My wife caught me looking at a seagull at the beach so now we’re in this big fight.
Me: *brings home new puppy*
My dogs: WHAT HAVE YOU DONE?!
Daughter: I drew a picture of you
Me: where’s my big muscles?
Daughter: *looks at me up and down* good question
I’m having a shitty day, but then I remembered to shift my perspective, and I realized I’m also having a pretty crappy week.
I like to think I didn’t lose a girlfriend, instead I gained an enemy.
If I was a police sketch artist I wouldn’t listen to the victim. I’d draw a majestic gay dragon then flip it over and be all, “Is this him.”
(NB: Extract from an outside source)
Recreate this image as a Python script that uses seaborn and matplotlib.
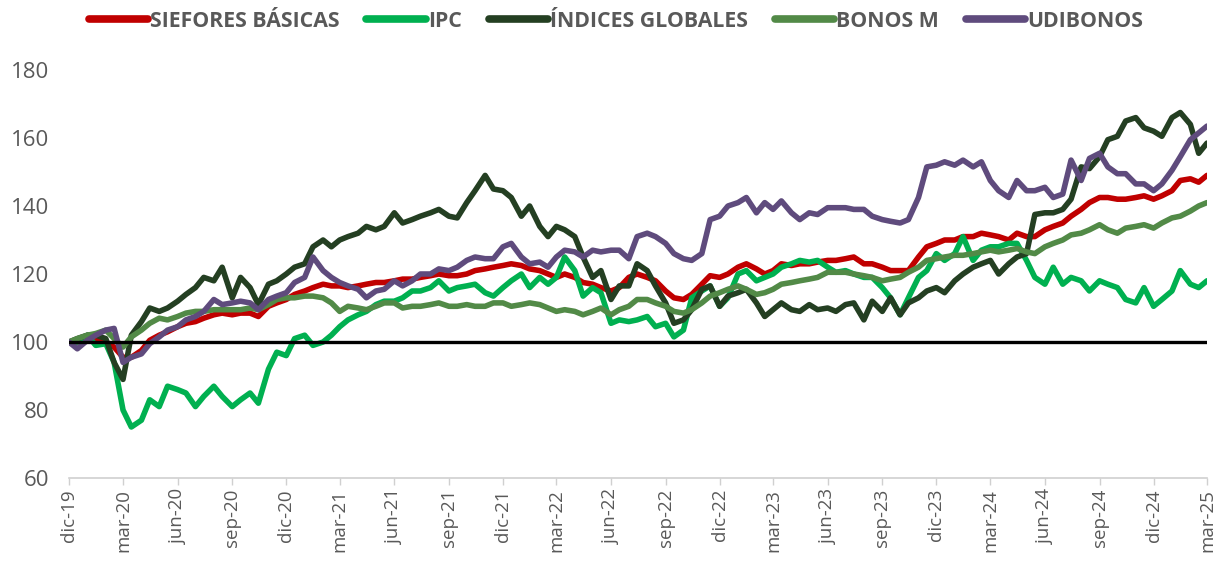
import pandas as pd
import numpy as np
import matplotlib
matplotlib.use('Agg')
import matplotlib.pyplot as plt
import seaborn as sns

# ---------- Data (semi-monthly readings, dic-19 .. mar-25, base 100) ----------
fechas = pd.date_range('2019-12-01', periods=127, freq='SMS')

siefores = [100, 100, 100.5, 100.5, 100, 98.5, 95.5, 95.5, 97.5, 100.5,
            102, 103, 104.5, 105.5, 106, 107, 108, 108.5, 108, 108.5,
            108.5, 107.5, 110.5, 111.5, 112.5, 114, 115, 116, 117, 116.5,
            116.5, 116, 116.5, 117, 117.5, 117.5, 118, 118.5, 118.5, 119,
            119.5, 120, 119.5,
            119.5, 120, 121, 121.5, 122, 122.5, 123, 122.5, 121.5, 121,
            120, 119, 120, 119, 117.5, 117, 116, 115, 116, 119,
            120, 119, 118, 115, 113, 112.5, 114, 117, 119.5, 119,
            120, 122, 123, 121.5, 120, 121, 123, 122.5, 123, 123,
            123.5, 124,
            124, 124.5, 125, 123, 123, 122, 121, 121, 121, 125,
            128, 129, 130, 130, 131, 131, 132, 131.5, 131, 130,
            132, 131, 131, 133, 134, 135, 137, 139, 141, 142.5,
            142.5, 142, 142, 142.5, 143, 142, 143, 144.5, 147.5, 148,
            147, 149]

ipc = [100, 100, 102, 99, 99.5, 94, 80, 75, 77, 83,
       81, 87, 86, 85, 81, 84, 87, 84, 81, 83,
       85, 82, 92, 97, 96, 101, 102, 99, 100, 102,
       104.5, 106.5, 108, 109, 111, 112, 112, 113, 115, 115,
       116, 118, 115,
       116, 116.5, 117, 114.5, 113.5, 116, 118, 120, 116, 119,
       117, 119, 125, 121, 113.5, 116, 114.5, 105.5, 106.5, 106,
       106.5, 107.5, 104.5, 105.5, 101.5, 103.5, 113, 115, 116.5, 110.5,
       113, 120, 121, 118, 119, 120, 122, 123, 124, 123.5,
       124, 122,
       120.5, 121, 120, 119, 119, 116, 113, 108, 113, 119,
       121, 126, 124, 126, 131, 124, 127, 128, 128, 129,
       129, 124, 119, 117, 122, 117, 119, 118, 115, 118,
       117, 116, 112.5, 111.5, 116, 110.5, 112.5, 115, 121, 117,
       116, 118]

globales = [100, 101, 102, 102, 101, 94, 89, 102, 106, 110,
            109, 110, 112, 114, 116, 119, 118, 122, 113, 119,
            116, 111, 117, 118, 120, 122, 123, 128, 130, 128,
            130, 131, 132, 134, 133, 134, 138, 135, 136, 137,
            138, 139, 137,
            136.5, 141, 144.5, 149, 145, 144.5, 142.5, 137, 140, 134,
            131, 134, 133, 131, 125, 119, 121, 112.5, 116.5, 116.5,
            123, 121, 116.5, 111.5, 105.5, 106.5, 109.5, 115.5, 116.5, 110.5,
            113.5, 114.5, 115.5, 111.5, 107.5, 109.5, 111.5, 109.5, 109, 111,
            109.5, 110,
            109, 111, 111.5, 106.5, 112, 109, 113, 108, 111.5, 113,
            115, 116, 114.5, 118, 120, 122, 123, 124, 120, 123,
            125, 126, 137.5, 138, 138, 139, 142, 151.5, 151, 154.5,
            159.5, 160.5, 165, 166, 163, 162, 160.5, 166, 167.5, 164,
            155.5, 158.5]

bonos_m = [100, 101, 102, 102.5, 103.5, 101, 98.5, 101.5, 103.5, 105.5,
           107, 106.5, 107.5, 108.5, 109, 109, 109.5, 109.5, 109.5, 109.5,
           110, 109.5, 111, 112.5, 113, 113, 113.5, 113.5, 113, 111.5,
           109, 110.5, 110, 109.5, 110.5, 111.5, 111.5, 110, 110.5, 110.5,
           111, 111.5, 110.5,
           110.5, 111, 110.5, 110.5, 111.5, 111.5, 110.5, 111, 111.5, 111,
           110, 109, 109.5, 109, 108, 109, 110, 108, 109.5, 110.5,
           112.5, 112.5, 111.5, 110.5, 109, 108.5, 109.5, 111.5, 113.5, 114.5,
           115.5, 116.5, 115.5, 114, 114.5, 115.5, 117, 117.5, 118, 118.5,
           119, 120.5,
           120.5, 120.5, 120, 119.5, 119, 118, 118.5, 119, 120.5, 122,
           124, 124.5, 125, 125.5, 125.5, 126, 126.5, 127, 126.5, 127,
           127.5, 126.5, 126, 128, 129, 130, 131.5, 132, 133, 134.5,
           133, 132, 133.5, 134, 134.5, 133.5, 135, 136.5, 137, 138.5,
           140, 141]

udibonos = [100, 98, 100.5, 102, 103.5, 104, 94, 95.5, 96.5, 99.5,
            101.5, 103.5, 104.5, 106.5, 107.5, 109, 112.5, 111, 111.5, 112,
            111.5, 109.5, 112.5, 113.5, 114.5, 117.5, 119, 125, 121, 119,
            117.5, 116.5, 115.5, 113, 115, 115.5, 118, 116.5, 118, 120,
            120, 121.5, 121,
            122, 124, 125, 124.5, 124.5, 128, 129, 125, 123, 123.5,
            122, 125, 127, 126.5, 125, 127, 126.5, 127, 127, 124.5,
            131, 132, 131, 129, 126, 124.5, 124, 126, 136, 137,
            140, 141, 142.5, 138, 141, 139, 141.5, 138, 136, 138,
            137.5, 139.5,
            139.5, 139.5, 139, 139, 137, 136, 135.5, 135, 136, 142.5,
            151.5, 152, 153, 152, 153.5, 151.5, 153, 147.5, 144.5, 142.5,
            147.5, 144.5, 144.5, 145.5, 142.5, 143.5, 153.5, 147.5, 154, 155.5,
            151.5, 149.5, 149.5, 146.5, 146.5, 144.5, 146.5, 150.5, 154.5, 159.5,
            161.5, 163.5]

series = ['SIEFORES BÁSICAS', 'IPC', 'ÍNDICES GLOBALES', 'BONOS M', 'UDIBONOS']
colores = ['#C00000', '#00B050', '#243F22', '#528A47', '#5F4B7D']

tick_labels = ['dic-19', 'mar-20', 'jun-20', 'sep-20', 'dic-20', 'mar-21',
               'jun-21', 'sep-21', 'dic-21', 'mar-22', 'jun-22', 'sep-22',
               'dic-22', 'mar-23', 'jun-23', 'sep-23', 'dic-23', 'mar-24',
               'jun-24', 'sep-24', 'dic-24', 'mar-25']

df = pd.DataFrame({'fecha': fechas, series[0]: siefores, series[1]: ipc,
                   series[2]: globales, series[3]: bonos_m, series[4]: udibonos})
long_df = df.melt(id_vars='fecha', var_name='serie', value_name='valor')

# ---------- Plot ----------
sns.set_style('white')
plt.rcParams['font.family'] = ['Open Sans', 'DejaVu Sans']

fig = plt.figure(figsize=(12.27, 5.72), dpi=100)
ax = fig.add_axes([69 / 1227, 94 / 572, 1138 / 1227, 408 / 572])

sns.lineplot(data=long_df, x='fecha', y='valor', hue='serie', hue_order=series,
             palette=colores, linewidth=4.0, ax=ax, legend=False,
             solid_capstyle='round', solid_joinstyle='round')
ax.axhline(100, color='black', linewidth=2.4, zorder=5)

ax.set_xlim(fechas[0], fechas[-1])
ax.set_ylim(60, 180)
ax.set_yticks(range(60, 181, 20))
ax.set_xticks(fechas[::6])
ax.set_xticklabels(tick_labels, rotation=90)
ax.set_xlabel('')
ax.set_ylabel('')

for s in ['top', 'right', 'left']:
    ax.spines[s].set_visible(False)
ax.spines['bottom'].set_color('#D0D0D0')
ax.spines['bottom'].set_linewidth(1.2)
ax.tick_params(axis='x', colors='#595959', labelsize=13.5, length=5,
               width=1, color='#D0D0D0', pad=3, bottom=True)
ax.tick_params(axis='y', colors='#595959', labelsize=16, length=0, pad=14)

handles = [plt.Line2D([], [], color=c, linewidth=5.5, solid_capstyle='round')
           for c in colores]
leg = fig.legend(handles, series, loc='upper center', ncol=5, frameon=False,
                 bbox_to_anchor=(0.502, 1.015), handlelength=2.8,
                 handletextpad=0.1, columnspacing=1.25,
                 prop={'weight': 'bold', 'size': 15.3})
for t in leg.get_texts():
    t.set_color('#595959')

plt.savefig('out.png', dpi=100)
My days of chasing men over. I’m all about chasing food trucks now.
I don’t care if you’re 30 or 50, sometimes I’ll flirt with you.
-“I’m 21.”
Omg eww, get away from me!
Website: you must be of legal age to view this content. What year were you born?
Me at age 11 (playing it safe): 1753
It’s my birthday!
This loopy thing is my gift to you 🎈
Wasps: bees, but not helping
Farmer: You’d like to exchange nutrient rich manure for my agricultural expertise?
Me: Yes. Shit for brains, if you will. Lol.
Me: “Leave me alone! I’m confident in who I am and I know my worth!”
Dollar General Employee: “Sir, these shelves aren’t designed to support your weight please get down from there.”
I love that old Revolutionary War saying about shower sex “Don’t shoot until you see the soap in their eyes…” or something like that.
Drink to remember.
Drink to forget.
Tweet while drinking,
Wake up with regret.
*puts a picture of Roger Rabbit in a picture frame*
I did it. I framed Roger Rabbit.
Normalize asking the spelling bee moderator to use it as a safe word. Wait huh
Every millennial is obsessed with We Bought a Zoo because the idea of being able to buy any property at all is insane to us.
If a chimp tries to sign up for your karate class, DO NOT LET HIM! He already has the strength & the anger. Don’t give him the skills.
[Giraffes at gym]
“What do you want to work on today?”
Well we did neck day yesterday, and the day before.
“So…neck day again”
You bet
I need a button in Zoom meetings where it just freezes my screen and makes it look like I’m having network issues
I’m just a girl
Hiding under a bed
Hoping his wife leaves soon
Again
What Harry Potter house am I in?! I am a SERIOUS and MATURE adult.
So Ravenclaw.
Don’t send me back to bed if you don’t want me sneaking out again.
~My 8 year old, trying out a new tactic
I’ve been saying I’ll sleep when I’m dead for so long, I’m starting to really look forward to dying.
Last New Year my resolution was 1920×1080 , this year it’s to be less of a nerd.
Vin Diesel’s real first name is Vehicle Identification Number.